Well, first impression was a Pteris cretica but the pinnae attachment looks wrong. I will need to do more study. Pteris are very prolific spreading by spore so this may not be a native species but and escapee.

I suspect the the difference in the central blade may be some are sterile and some fertile. Check for spore on the ones with a long central blade. If you do have spore it would also be useful to see the pattern of the pockets.


----------



## james67 (Jun 28, 2008)

will do. ill check and take more pics 

thanks again for the help mr.whitmore

james


----------



## james67 (Jun 28, 2008)

i got it now... 

Pteris Multifida

i must have gotten only young specimens though.


----------



## harrywitmore (Feb 9, 2004)

james67 said:


> i got it now...
> 
> Pteris Multifida
> 
> i must have gotten only young specimens though.


This species is hardy to zone 6 but it's not a native species. It's native to China. It also multiplies quickly from spore. So, be careful using it in your viv. It WILL take over.


----------



## Dendrobait (May 29, 2005)

Well, if it becomes too much to handle I'd love some.


----------



## harrywitmore (Feb 9, 2004)

This is the Pteris I have coming up all over the place. It seems to take 2 separate forms. The first










The second which I find to be very attractive.

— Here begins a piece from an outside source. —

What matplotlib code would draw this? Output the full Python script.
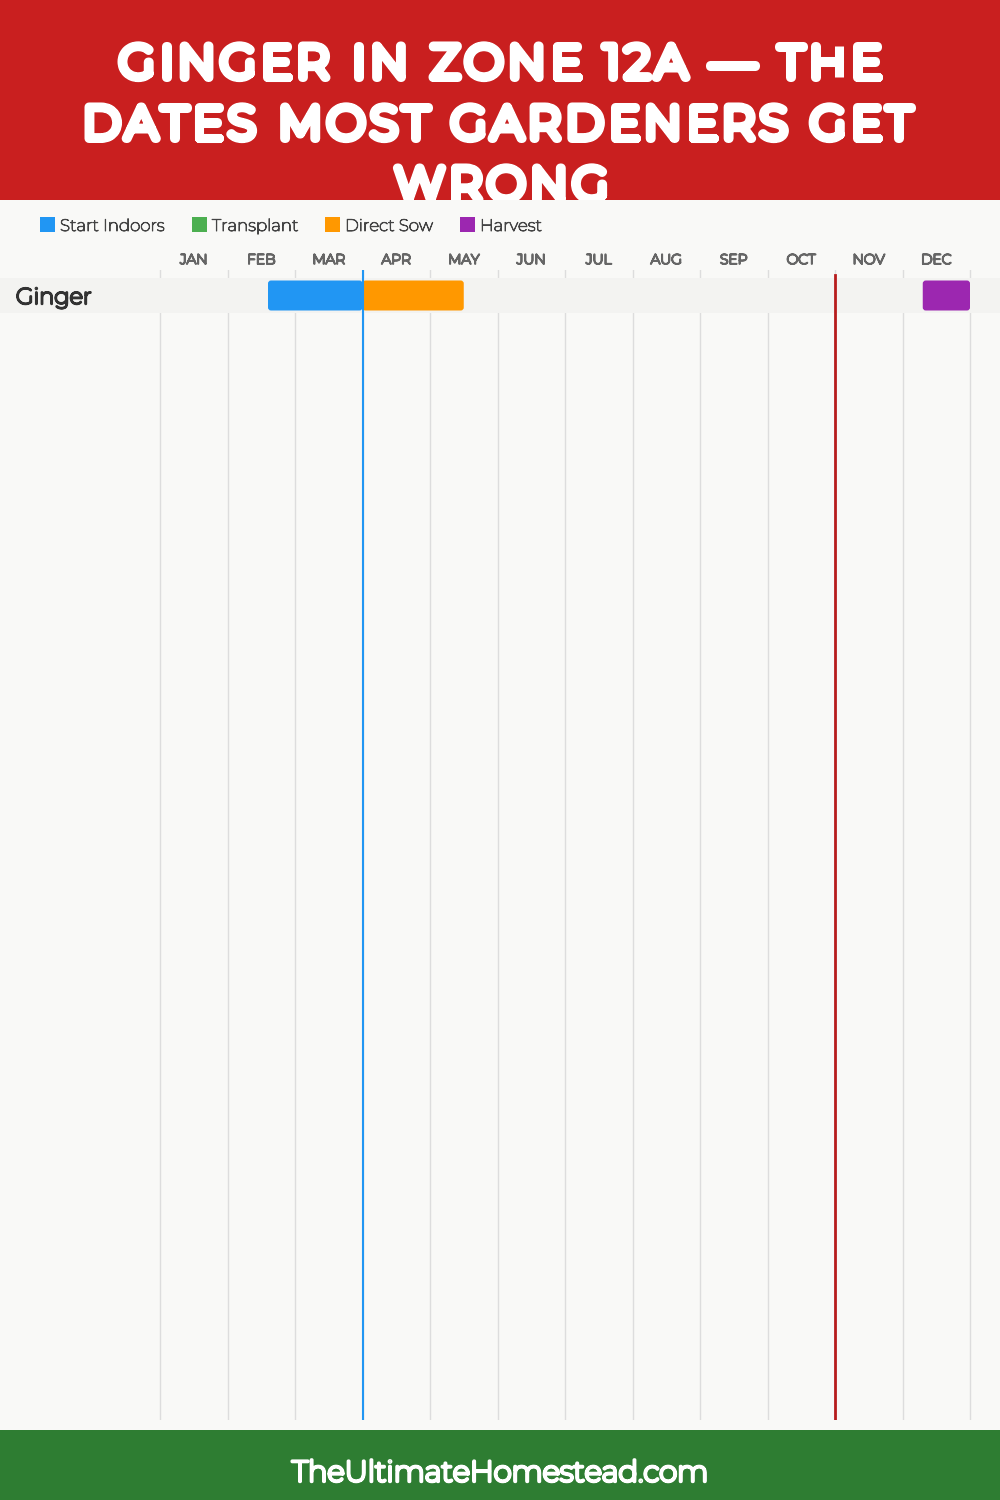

It comes up in most pots eventually and in every terrarium I have set up so I think the spore flies everywhere.


----------



## james67 (Jun 28, 2008)

mature specimens i have collected seem to be of the second variety that you have pictured. i have been tryihg to keep the plants in the terrariums from the country of the frogs' origin. (i know that this is not a true biotope but it makes me happy  ) mr whitmore: do you have any simmilar small epiphytic ferns (from panama) that you would be willing to trade? i can harvest at least 6 different varieties in my area.


----------



## harrywitmore (Feb 9, 2004)

James, please call me Harry. I'm old but I like to think I'm not.

I'm in the process of working on Panamanian ferns for my project. There are a number in the trade that fit this biotype. Here's a few. Most all of these would do well in at least a larger viv. I have seen all of these for sale at some time or another. I have a few of them already.

Microgramma (Solanopteris) brunei 
Microgramma lycopodioides 
Microgramma nitida 
Microgramma percussa 
Microgramma reptans 
Campyloneurum angustifolium
Polypodium maritimum
Polypodium bombycinum
Polypodium polypodioides var. polypodioides
Polypodium triseriale
Selaginella martensii
Selaginella pallescens
Selaginella mollis
Selaginella plana
Selaginella umbrosa

Once I get back from my trip we can talk trades. I won't be doing anymore until after February.


----------